Note that we are performing these visualization steps in rank = 0, only.
3. Compute time coefficients
We can then compute the time coefficients and reconstruct the high-dimensional solution using a reduced set of them, and the associated SPOD modes.
These two steps can be achieved as follows
file_coeffs, coeffs_dir = utils_spod.compute_coeffs(
data=data, results_dir=results_dir, comm=comm)
where we retrieved the path where the SPOD modes were saved,
using the previously ran command results_dir = spod.savedir_sim.
We can visualize them as follows
coeffs = np.load(file_coeffs)
post.plot_coeffs(coeffs, coeffs_idx=[0,1], path=results_dir,
filename='coeffs.jpg')
![]() |
![]() |
|---|---|
| Coefficient 0 | Coefficient 1 |
Note that this step may require some time.
4. Reconstruct high-dimensional data
We can finally reconstruct the high-dimensional data using the SPOD modes and time coefficients computed in the previous steps. This can be achieved as follows
file_dynamics, coeffs_dir = utils_spod.compute_reconstruction(
coeffs_dir=coeffs_dir, time_idx='all', comm=comm)
where we retrieved the path where the SPOD coefficients were saved,
using coeffs_dir, that was given when computing the coefficient
in the previous step.
The argument
time_idxcan be chosen to reconstruct only some time snapshots (by specifying a list of ids) instead of the entire solution.

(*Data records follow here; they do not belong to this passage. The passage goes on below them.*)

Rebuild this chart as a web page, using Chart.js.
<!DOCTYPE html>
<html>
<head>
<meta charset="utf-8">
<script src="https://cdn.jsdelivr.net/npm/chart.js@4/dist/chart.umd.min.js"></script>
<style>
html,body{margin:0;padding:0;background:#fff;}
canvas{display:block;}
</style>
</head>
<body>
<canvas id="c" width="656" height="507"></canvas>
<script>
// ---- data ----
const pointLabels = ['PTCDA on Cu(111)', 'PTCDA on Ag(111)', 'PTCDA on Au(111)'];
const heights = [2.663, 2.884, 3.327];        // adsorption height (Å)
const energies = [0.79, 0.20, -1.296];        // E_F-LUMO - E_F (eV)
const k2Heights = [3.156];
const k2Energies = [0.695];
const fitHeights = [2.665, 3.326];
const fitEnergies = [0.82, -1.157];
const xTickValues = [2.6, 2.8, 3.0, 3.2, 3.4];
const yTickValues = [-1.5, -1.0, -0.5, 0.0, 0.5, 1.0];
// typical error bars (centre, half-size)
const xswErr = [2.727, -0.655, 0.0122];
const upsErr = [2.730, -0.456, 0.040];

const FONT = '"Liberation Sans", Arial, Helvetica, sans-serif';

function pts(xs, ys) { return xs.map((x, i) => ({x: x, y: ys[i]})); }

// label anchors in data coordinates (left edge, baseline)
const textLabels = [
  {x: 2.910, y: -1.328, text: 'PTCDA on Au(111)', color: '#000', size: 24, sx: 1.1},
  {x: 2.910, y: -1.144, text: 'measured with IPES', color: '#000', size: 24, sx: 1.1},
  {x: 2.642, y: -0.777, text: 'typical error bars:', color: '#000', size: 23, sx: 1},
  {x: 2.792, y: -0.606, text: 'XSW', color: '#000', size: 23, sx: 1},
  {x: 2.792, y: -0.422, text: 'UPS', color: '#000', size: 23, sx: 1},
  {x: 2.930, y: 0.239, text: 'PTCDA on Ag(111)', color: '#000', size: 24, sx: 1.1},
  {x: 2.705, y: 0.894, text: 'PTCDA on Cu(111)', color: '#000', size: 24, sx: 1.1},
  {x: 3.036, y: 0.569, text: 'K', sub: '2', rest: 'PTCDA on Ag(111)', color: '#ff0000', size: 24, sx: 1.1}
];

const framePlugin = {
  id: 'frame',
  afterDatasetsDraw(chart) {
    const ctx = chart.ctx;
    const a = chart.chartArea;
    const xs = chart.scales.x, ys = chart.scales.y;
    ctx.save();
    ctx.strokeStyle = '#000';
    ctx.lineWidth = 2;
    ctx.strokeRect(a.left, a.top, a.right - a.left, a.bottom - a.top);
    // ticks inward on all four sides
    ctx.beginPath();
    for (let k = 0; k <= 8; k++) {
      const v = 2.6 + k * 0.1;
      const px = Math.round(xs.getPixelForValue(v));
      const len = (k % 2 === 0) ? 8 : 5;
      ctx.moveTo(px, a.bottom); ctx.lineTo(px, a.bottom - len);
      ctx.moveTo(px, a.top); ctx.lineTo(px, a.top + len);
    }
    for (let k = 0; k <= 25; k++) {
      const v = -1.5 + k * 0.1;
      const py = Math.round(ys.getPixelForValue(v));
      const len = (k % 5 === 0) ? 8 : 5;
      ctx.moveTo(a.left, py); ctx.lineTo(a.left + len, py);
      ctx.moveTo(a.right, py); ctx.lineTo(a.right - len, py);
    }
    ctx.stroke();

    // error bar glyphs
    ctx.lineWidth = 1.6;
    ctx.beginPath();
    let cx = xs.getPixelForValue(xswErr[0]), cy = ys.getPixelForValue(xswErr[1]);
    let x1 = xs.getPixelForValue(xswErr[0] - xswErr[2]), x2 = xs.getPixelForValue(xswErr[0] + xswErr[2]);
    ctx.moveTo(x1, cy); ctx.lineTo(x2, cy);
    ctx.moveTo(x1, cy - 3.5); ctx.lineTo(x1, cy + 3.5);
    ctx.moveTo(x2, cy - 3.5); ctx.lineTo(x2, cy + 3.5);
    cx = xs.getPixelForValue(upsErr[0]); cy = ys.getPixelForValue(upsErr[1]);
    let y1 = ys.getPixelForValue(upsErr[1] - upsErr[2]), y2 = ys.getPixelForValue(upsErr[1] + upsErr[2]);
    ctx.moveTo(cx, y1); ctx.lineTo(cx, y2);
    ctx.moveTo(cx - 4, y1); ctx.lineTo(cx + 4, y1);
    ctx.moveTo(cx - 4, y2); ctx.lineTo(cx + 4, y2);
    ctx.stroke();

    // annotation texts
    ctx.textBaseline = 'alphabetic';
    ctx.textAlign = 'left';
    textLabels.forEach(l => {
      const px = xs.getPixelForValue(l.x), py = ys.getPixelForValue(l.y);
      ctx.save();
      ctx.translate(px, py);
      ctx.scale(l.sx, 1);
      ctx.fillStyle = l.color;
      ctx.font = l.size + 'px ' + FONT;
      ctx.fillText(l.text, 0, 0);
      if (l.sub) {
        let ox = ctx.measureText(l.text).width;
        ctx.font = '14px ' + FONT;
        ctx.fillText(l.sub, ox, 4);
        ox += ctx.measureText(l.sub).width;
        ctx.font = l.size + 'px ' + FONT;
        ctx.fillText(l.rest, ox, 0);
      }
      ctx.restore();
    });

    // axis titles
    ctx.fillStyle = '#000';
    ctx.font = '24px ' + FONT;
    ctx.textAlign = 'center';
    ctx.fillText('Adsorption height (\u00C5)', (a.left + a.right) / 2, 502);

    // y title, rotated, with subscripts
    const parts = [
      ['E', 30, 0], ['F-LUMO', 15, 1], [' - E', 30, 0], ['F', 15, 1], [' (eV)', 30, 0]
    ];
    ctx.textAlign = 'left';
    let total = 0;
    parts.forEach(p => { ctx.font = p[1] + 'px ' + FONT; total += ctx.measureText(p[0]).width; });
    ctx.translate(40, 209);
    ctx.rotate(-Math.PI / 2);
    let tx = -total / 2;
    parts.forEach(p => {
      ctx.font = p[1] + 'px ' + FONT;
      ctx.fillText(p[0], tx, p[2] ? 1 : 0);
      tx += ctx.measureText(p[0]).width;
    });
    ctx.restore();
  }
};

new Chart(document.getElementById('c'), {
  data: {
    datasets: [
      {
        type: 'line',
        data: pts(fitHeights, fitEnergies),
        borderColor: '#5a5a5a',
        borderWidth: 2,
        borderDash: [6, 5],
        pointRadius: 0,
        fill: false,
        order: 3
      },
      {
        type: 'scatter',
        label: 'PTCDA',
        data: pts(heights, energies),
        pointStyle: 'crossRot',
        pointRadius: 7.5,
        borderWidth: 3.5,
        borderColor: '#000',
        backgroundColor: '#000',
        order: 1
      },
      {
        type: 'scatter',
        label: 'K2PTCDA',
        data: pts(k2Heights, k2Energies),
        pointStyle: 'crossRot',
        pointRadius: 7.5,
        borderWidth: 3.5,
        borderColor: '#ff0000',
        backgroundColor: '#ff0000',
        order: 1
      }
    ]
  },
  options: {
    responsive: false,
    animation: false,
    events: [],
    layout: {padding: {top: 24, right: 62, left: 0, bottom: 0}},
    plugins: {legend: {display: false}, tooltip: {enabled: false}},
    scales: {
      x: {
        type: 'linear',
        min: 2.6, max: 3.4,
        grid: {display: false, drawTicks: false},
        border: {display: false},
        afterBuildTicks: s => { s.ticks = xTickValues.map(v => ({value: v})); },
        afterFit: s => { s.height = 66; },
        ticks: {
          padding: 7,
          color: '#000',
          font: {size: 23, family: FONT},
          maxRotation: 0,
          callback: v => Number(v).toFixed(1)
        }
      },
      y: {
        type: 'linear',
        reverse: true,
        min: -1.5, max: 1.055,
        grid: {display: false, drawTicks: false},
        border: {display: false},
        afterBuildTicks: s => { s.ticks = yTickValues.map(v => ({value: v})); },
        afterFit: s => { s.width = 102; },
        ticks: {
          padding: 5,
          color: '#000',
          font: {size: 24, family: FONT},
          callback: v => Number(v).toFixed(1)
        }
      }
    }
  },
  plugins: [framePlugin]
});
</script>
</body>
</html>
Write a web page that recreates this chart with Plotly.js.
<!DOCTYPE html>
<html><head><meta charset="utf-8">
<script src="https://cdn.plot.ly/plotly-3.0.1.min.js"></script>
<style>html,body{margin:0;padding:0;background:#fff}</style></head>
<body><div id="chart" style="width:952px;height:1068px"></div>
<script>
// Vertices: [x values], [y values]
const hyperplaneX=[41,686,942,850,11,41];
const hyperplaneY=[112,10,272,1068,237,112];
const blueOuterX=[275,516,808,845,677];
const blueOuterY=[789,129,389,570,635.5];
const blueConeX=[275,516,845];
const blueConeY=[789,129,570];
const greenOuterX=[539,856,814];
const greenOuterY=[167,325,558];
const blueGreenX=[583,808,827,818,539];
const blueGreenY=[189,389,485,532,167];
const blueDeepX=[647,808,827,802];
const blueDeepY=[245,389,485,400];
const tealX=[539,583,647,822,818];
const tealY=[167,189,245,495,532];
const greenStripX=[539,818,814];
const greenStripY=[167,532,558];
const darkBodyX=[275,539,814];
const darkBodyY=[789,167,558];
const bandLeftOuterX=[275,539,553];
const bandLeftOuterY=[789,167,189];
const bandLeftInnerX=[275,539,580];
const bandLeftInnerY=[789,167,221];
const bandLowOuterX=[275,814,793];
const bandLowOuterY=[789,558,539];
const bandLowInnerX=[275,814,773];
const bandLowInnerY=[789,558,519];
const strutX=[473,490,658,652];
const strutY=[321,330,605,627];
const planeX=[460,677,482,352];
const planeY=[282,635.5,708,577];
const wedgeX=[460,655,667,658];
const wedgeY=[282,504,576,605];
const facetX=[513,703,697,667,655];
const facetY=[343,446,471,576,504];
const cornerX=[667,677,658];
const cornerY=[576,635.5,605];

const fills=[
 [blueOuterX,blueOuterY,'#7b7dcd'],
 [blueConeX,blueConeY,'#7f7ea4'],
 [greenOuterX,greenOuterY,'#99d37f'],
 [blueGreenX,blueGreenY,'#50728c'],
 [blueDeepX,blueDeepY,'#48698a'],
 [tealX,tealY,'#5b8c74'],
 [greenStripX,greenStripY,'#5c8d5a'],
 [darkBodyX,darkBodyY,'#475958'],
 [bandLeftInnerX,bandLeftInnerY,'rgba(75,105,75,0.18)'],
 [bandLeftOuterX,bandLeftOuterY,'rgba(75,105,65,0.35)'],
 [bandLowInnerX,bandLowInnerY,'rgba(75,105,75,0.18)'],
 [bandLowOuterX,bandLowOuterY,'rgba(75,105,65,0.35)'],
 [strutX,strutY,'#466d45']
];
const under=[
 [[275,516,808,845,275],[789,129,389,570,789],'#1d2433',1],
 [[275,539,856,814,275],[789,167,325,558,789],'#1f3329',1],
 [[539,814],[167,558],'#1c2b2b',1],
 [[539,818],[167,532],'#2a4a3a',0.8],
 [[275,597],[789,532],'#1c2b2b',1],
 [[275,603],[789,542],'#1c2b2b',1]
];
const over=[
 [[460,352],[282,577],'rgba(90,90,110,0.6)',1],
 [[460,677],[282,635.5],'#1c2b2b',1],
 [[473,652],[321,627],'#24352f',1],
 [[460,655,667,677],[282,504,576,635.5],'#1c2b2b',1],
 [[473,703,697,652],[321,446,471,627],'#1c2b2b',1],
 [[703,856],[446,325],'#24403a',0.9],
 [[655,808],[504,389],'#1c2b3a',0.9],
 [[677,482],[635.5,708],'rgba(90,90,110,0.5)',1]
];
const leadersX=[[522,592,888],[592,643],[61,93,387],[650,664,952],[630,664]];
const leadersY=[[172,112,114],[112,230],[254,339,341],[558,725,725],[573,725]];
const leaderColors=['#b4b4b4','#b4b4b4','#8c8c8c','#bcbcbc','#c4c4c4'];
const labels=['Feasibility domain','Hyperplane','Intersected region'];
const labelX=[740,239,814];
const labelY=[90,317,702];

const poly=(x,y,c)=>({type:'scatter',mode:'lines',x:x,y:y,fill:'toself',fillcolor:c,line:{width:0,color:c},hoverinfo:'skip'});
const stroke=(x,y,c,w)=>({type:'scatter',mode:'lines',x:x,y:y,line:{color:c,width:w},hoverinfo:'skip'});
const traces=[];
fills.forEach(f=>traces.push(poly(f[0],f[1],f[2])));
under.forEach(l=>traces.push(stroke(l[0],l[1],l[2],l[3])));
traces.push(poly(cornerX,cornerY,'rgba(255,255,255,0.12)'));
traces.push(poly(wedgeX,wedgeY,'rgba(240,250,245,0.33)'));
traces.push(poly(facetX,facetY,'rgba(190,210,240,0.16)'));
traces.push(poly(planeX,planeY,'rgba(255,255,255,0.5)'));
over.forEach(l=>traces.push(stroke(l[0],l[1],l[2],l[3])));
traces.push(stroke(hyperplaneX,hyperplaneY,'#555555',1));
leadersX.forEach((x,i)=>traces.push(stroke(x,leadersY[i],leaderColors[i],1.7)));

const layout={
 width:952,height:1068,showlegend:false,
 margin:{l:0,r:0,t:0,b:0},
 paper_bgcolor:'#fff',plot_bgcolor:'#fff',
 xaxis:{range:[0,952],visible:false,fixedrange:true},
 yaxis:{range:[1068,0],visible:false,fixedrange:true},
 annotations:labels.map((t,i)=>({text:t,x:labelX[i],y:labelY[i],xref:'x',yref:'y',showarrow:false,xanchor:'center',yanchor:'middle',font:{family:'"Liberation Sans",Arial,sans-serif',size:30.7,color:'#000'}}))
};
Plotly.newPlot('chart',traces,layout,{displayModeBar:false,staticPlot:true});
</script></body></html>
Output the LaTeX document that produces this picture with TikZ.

Also in this case, we can visualize the reconstructed solution, and compare it against the original data. Below, we compare time ids 0, and 10:
## plot reconstruction
recons = np.load(file_dynamics)
post.plot_2d_data(recons, time_idx=[0,10], filename='recons.jpg',
path=results_dir, x1=x2, x2=x1, equal_axes=True)
## plot data
data = spod.get_data(data)
post.plot_2d_data(data, time_idx=[0,10], filename='data.jpg',
path=results_dir, x1=x2, x2=x1, equal_axes=True)
![]() |
![]() |
|---|---|
![]() |
![]() |
| Time id 0, true data (top); reconstructed data (bottom) | Time id 1, true data (top); reconstructed data (bottom) |
Note that this step may require some time.